5.6 Pedido de controle de constitucionalidade

  • ação direta de inconstitucionalidade ou embargos de declaração com repercussão geral, para que se discuta a constitucionalidade da inovação jurisprudencial.

  • inovação que extrapola o papel interpretativo do Judiciário, adentrando esfera normativa ao modificar substancialmente a proteção legal consagrada à moradia.


5.7 Possíveis outros pedidos

  • Concessão de medida liminar (ou tutela antecipada) para suspender a indisponibilidade ou negar sua aplicação ao bem de família do devedor durante a pendência da execução.

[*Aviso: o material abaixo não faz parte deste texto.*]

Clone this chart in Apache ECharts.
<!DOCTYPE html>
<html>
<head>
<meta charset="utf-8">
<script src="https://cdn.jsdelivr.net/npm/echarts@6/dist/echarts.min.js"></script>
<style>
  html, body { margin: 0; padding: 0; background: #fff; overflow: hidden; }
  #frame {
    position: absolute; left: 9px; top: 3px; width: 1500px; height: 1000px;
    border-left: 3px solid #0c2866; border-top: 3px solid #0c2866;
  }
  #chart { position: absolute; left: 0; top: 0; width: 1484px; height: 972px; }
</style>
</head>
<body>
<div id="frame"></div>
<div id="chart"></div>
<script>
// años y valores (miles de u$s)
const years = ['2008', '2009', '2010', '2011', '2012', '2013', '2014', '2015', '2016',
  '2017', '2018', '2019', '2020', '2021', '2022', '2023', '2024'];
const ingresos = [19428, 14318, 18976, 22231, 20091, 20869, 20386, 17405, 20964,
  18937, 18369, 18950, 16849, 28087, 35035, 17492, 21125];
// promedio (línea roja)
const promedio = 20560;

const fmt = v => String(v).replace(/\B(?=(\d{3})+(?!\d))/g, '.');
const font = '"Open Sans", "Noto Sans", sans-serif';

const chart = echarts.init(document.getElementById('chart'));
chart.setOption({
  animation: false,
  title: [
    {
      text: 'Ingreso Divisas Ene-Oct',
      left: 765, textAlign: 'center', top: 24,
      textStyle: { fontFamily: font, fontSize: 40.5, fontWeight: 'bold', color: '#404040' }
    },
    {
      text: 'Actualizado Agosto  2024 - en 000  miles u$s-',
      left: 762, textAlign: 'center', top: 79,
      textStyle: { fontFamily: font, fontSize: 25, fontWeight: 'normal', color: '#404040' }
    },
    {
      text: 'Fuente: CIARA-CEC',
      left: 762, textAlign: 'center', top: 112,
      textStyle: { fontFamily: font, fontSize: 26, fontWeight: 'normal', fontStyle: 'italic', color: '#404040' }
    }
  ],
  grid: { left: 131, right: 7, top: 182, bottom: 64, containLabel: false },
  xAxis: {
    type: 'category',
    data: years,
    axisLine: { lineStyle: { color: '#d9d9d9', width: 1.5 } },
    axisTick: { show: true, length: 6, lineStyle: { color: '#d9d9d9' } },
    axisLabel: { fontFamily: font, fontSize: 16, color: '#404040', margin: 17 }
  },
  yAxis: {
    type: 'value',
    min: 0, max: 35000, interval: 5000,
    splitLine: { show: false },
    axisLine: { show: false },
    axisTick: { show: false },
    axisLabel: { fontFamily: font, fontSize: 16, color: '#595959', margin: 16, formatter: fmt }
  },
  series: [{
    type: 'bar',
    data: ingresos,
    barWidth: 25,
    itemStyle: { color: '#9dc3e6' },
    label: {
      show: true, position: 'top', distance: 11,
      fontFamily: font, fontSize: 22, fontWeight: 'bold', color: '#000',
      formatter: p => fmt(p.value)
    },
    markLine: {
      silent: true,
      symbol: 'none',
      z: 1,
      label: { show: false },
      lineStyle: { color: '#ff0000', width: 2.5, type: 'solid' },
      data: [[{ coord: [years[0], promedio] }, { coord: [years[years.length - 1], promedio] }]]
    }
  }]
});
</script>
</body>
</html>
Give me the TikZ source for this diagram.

  • Reconhecimento da impossibilidade de indisponibilidade sobre o único bem de família sem autorização judicial prévia e observância dos critérios defendidos.

  • Se já decretada, pedido de revogação ou modulação da medida com devolução parcial ou total da faculdade de disposição, sob condições.

  • Condenação do credor nas custas, honorários e possível indenização caso a indisponibilidade seja declarada indevida ou inconstitucional.


Conclusão


A inovação jurisprudencial representada pelo REsp 2.175.073/PR (Nancy Andrighi) inaugura uma nova fase no tratamento da proteção do bem de família, ao permitir indisponibilidade na execução civil. Esse precedente, se confirmado e ampliado, impreterivelmente desaguará num modelo de execução cada vez mais, e sempre, favorável aos credores, colocando em risco o núcleo de proteção constitucional à moradia e aos hipossuficientes.


No entanto, a admissibilidade da medida não implica sua legitimidade irrestrita. Há que se articular um escudo robusto baseado nos princípios constitucionais, no texto da Lei 8.009/1990, no controle de proporcionalidade e nas garantias processuais, para que a indisponibilidade seja apenas exceção, excepcionalíssima, muito bem justificada. Nunca um caminho automático de constrição do imóvel residencial humilde de um devedor singular.